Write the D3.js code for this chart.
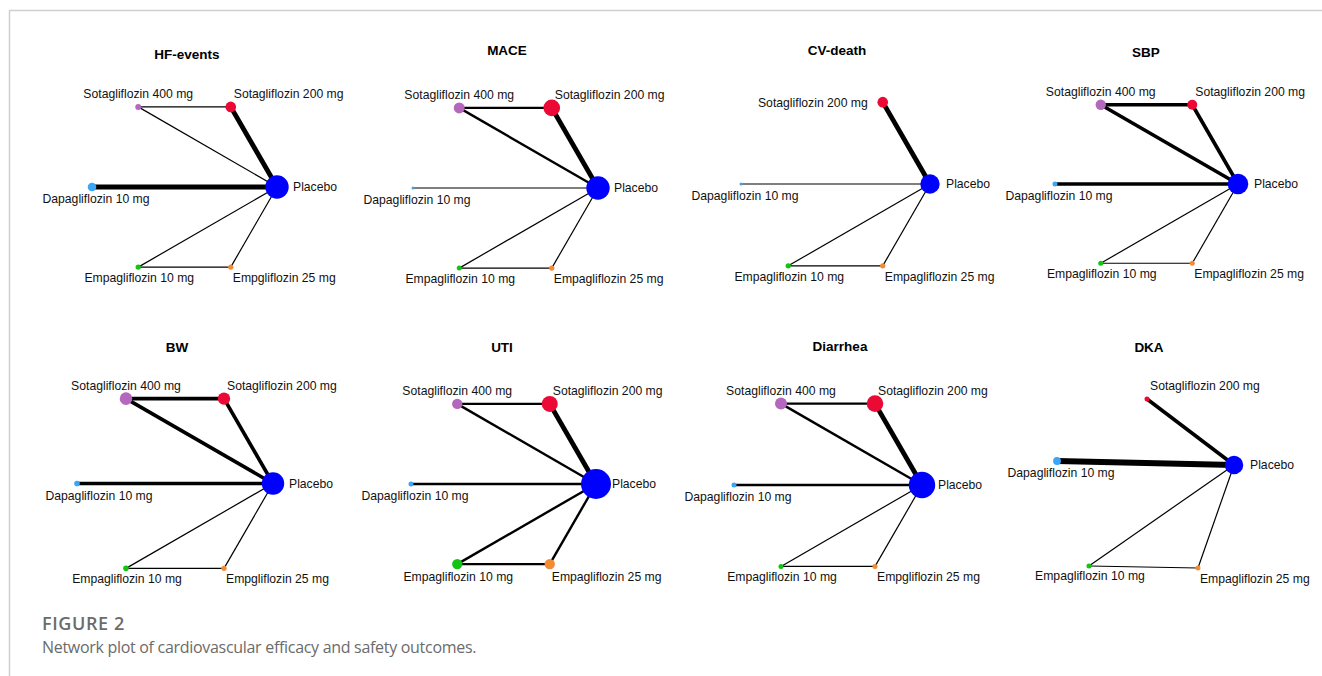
<!DOCTYPE html>
<html>
<head>
<meta charset="utf-8">
<script src="https://cdn.jsdelivr.net/npm/d3@7"></script>
<style>
  html, body { margin: 0; padding: 0; background: #fff; }
  svg { display: block; }
</style>
</head>
<body>
<svg id="fig" width="1322" height="676"></svg>
<script>
// ---- data -------------------------------------------------------------
const outcomes = ["HF-events", "MACE", "CV-death", "SBP", "BW", "UTI", "Diarrhea", "DKA"];

const treatments = ["Placebo", "Sotagliflozin 200 mg", "Sotagliflozin 400 mg",
                    "Dapagliflozin 10 mg", "Empagliflozin 10 mg", "Empagliflozin 25 mg"];

// label used for the Empagliflozin 25 mg node, per outcome (as printed)
const empa25Label = ["Empgliflozin 25 mg", "Empagliflozin 25 mg", "Empagliflozin 25 mg",
                     "Empagliflozin 25 mg", "Empgliflozin 25 mg", "Empagliflozin 25 mg",
                     "Empgliflozin 25 mg", "Empagliflozin 25 mg"];

// relative sample size per treatment (columns follow `treatments`), null = not in network
const sampleSize = [
  [60.8, 12.5,  4.0, 8.2,  3.2,  3.2],   // HF-events
  [60.8, 30.6, 13.4, 1.0,  2.8,  3.2],   // MACE
  [41.8, 12.5, null, 1.0,  3.2,  3.2],   // CV-death
  [47.1, 11.1, 12.0, 2.8,  2.8,  2.8],   // SBP
  [55.7, 17.1, 17.6, 3.5,  3.5,  3.2],   // BW
  [100,  28.4, 12.0, 2.8, 12.0, 12.0],   // UTI
  [77.4, 30.6, 16.0, 2.8,  2.8,  2.8],   // Diarrhea
  [37.6,  2.8, null, 6.8,  2.8,  2.8]    // DKA
];

// direct comparisons and the number of studies behind each (0 = none)
const comparisons = [
  ["Placebo", "Sotagliflozin 200 mg"],
  ["Placebo", "Sotagliflozin 400 mg"],
  ["Sotagliflozin 200 mg", "Sotagliflozin 400 mg"],
  ["Placebo", "Dapagliflozin 10 mg"],
  ["Placebo", "Empagliflozin 10 mg"],
  ["Placebo", "Empagliflozin 25 mg"],
  ["Empagliflozin 10 mg", "Empagliflozin 25 mg"]
];
const studies = [
  [4, 1, 1, 4, 1, 1, 1],   // HF-events
  [4, 2, 2, 1, 1, 1, 1],   // MACE
  [4, 0, 0, 1, 1, 1, 1],   // CV-death
  [3, 3, 3, 3, 1, 1, 1],   // SBP
  [3, 3, 3, 3, 1, 1, 1],   // BW
  [4, 2, 2, 2, 2, 2, 2],   // UTI
  [4, 2, 2, 2, 1, 1, 1],   // Diarrhea
  [3, 0, 0, 5, 1, 1, 1]    // DKA
];

// DKA network uses its own node layout (unit coordinates, y up)
const dkaLayout = [[0.957, 0.196], [0.011, 0.913], null, [-0.967, 0.239], [-0.62, -0.902], [0.565, -0.924]];

// ---- drawing ----------------------------------------------------------
const svg = d3.select("#fig");

const color = d3.scaleOrdinal()
  .domain(treatments)
  .range(["#0000ff", "#ea0a35", "#b468bd", "#3aa6f5", "#14c414", "#f28c34"]);

const radius = d3.scaleSqrt().domain([0, 100]).range([0, 15]);
const width = d3.scaleLinear().domain([0, 1]).range([0, 1.2]);

// panel frames on the page
const panels = [
  { cx: 184.5, cy: 187,   r: 92.5, tx: 187,  ty: 59 },
  { cx: 505.5, cy: 188,   r: 92.5, tx: 507,  ty: 54.5 },
  { cx: 835.5, cy: 184,   r: 94.5, tx: 837,  ty: 55 },
  { cx: 1146.5, cy: 184,  r: 91.5, tx: 1146, ty: 57 },
  { cx: 175,   cy: 483.5, r: 98,   tx: 177,  ty: 351.5 },
  { cx: 503.5, cy: 484,   r: 92.5, tx: 502,  ty: 351.5 },
  { cx: 828,   cy: 485,   r: 94,   tx: 840,  ty: 350.5 },
  { cx: 1146,  cy: 483,   r: 92,   tx: 1149, ty: 351.5 }
];

// page frame
svg.append("line").attr("x1", 9).attr("x2", 1322).attr("y1", 10.5).attr("y2", 10.5)
  .attr("stroke", "#cfcfcf").attr("stroke-width", 1.5);
svg.append("line").attr("x1", 9.5).attr("x2", 9.5).attr("y1", 10).attr("y2", 676)
  .attr("stroke", "#cfcfcf").attr("stroke-width", 1.5);

const labelFont = "'Liberation Sans', Arial, sans-serif";

outcomes.forEach((name, k) => {
  const p = panels[k];
  const x = d3.scaleLinear().domain([-1, 1]).range([p.cx - p.r, p.cx + p.r]);
  const y = d3.scaleLinear().domain([-1, 1]).range([p.cy + p.r, p.cy - p.r]);
  const g = svg.append("g").attr("class", "panel");

  // nodes on a circle (Placebo at 0°, then every 60° counter-clockwise)
  const nodes = treatments.map((t, i) => {
    if (sampleSize[k][i] == null) return null;
    let u;
    if (name === "DKA") u = dkaLayout[i];
    else {
      const a = i * Math.PI / 3;
      u = [Math.cos(a), Math.sin(a)];
    }
    return { id: t, i, px: x(u[0]), py: y(u[1]), r: radius(sampleSize[k][i]) };
  }).filter(Boolean);
  const byId = new Map(nodes.map(n => [n.id, n]));

  const edges = comparisons.map((c, j) => ({ a: byId.get(c[0]), b: byId.get(c[1]), n: studies[k][j] }))
    .filter(e => e.n > 0 && e.a && e.b);

  g.selectAll("line.edge").data(edges).join("line")
    .attr("class", "edge")
    .attr("x1", e => e.a.px).attr("y1", e => e.a.py)
    .attr("x2", e => e.b.px).attr("y2", e => e.b.py)
    .attr("stroke", "#000")
    .attr("stroke-width", e => width(e.n));

  g.selectAll("circle.node").data(nodes).join("circle")
    .attr("class", "node")
    .attr("cx", d => d.px).attr("cy", d => d.py)
    .attr("r", d => d.r)
    .attr("fill", d => color(d.id));

  // node labels
  const place = d => {
    switch (d.id) {
      case "Placebo": return { x: d.px + 16, y: d.py + 4.4, a: "start" };
      case "Sotagliflozin 200 mg":
        if (name === "CV-death") return { x: d.px - 15, y: d.py + 4.4, a: "end" };
        return { x: d.px + 3, y: d.py - 9, a: "start" };
      case "Sotagliflozin 400 mg": return { x: d.px, y: d.py - 9, a: "middle" };
      case "Dapagliflozin 10 mg": return { x: d.px + (name === "BW" ? 22 : 4), y: d.py + 16, a: "middle" };
      case "Empagliflozin 10 mg": return { x: d.px + 1, y: d.py + d.r + 12, a: "middle" };
      default: return { x: d.px + 2, y: d.py + d.r + 12, a: "start" };
    }
  };
  g.selectAll("text.lab").data(nodes).join("text")
    .attr("class", "lab")
    .each(function (d) {
      const pl = place(d);
      d3.select(this).attr("x", pl.x).attr("y", pl.y).attr("text-anchor", pl.a);
    })
    .attr("font-family", labelFont)
    .attr("font-size", 12.2)
    .attr("fill", "#111")
    .text(d => d.id === "Empagliflozin 25 mg" ? empa25Label[k] : d.id);

  g.append("text")
    .attr("x", p.tx).attr("y", p.ty)
    .attr("text-anchor", "middle")
    .attr("font-family", labelFont)
    .attr("font-weight", "bold")
    .attr("font-size", 13.5)
    .attr("fill", "#000")
    .text(name);
});

// caption
svg.append("text")
  .attr("x", 42).attr("y", 630)
  .attr("font-family", "'Open Sans', 'Noto Sans', sans-serif")
  .attr("font-weight", 600)
  .attr("font-size", 18)
  .attr("letter-spacing", 0.6)
  .attr("fill", "#6b6b6b")
  .text("FIGURE 2");
svg.append("text")
  .attr("x", 42).attr("y", 653)
  .attr("font-family", "'Open Sans', 'Noto Sans', sans-serif")
  .attr("font-size", 16)
  .attr("letter-spacing", -0.3)
  .attr("fill", "#6b6b6b")
  .text("Network plot of cardiovascular efficacy and safety outcomes.");
</script>
</body>
</html>
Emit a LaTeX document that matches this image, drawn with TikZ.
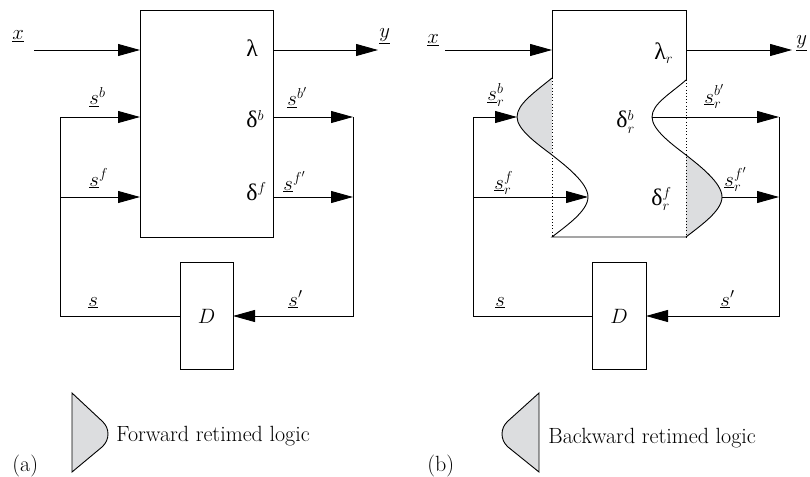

☆ ☆ ☆

## Requirements
Identify and copy all lines with the word "this".

## Right answer
Write the D3.js code for this chart.
      d3.select(this).attr("x", pl.x).attr("y", pl.y).attr("text-anchor", pl.a);
Emit a LaTeX document that matches this image, drawn with TikZ.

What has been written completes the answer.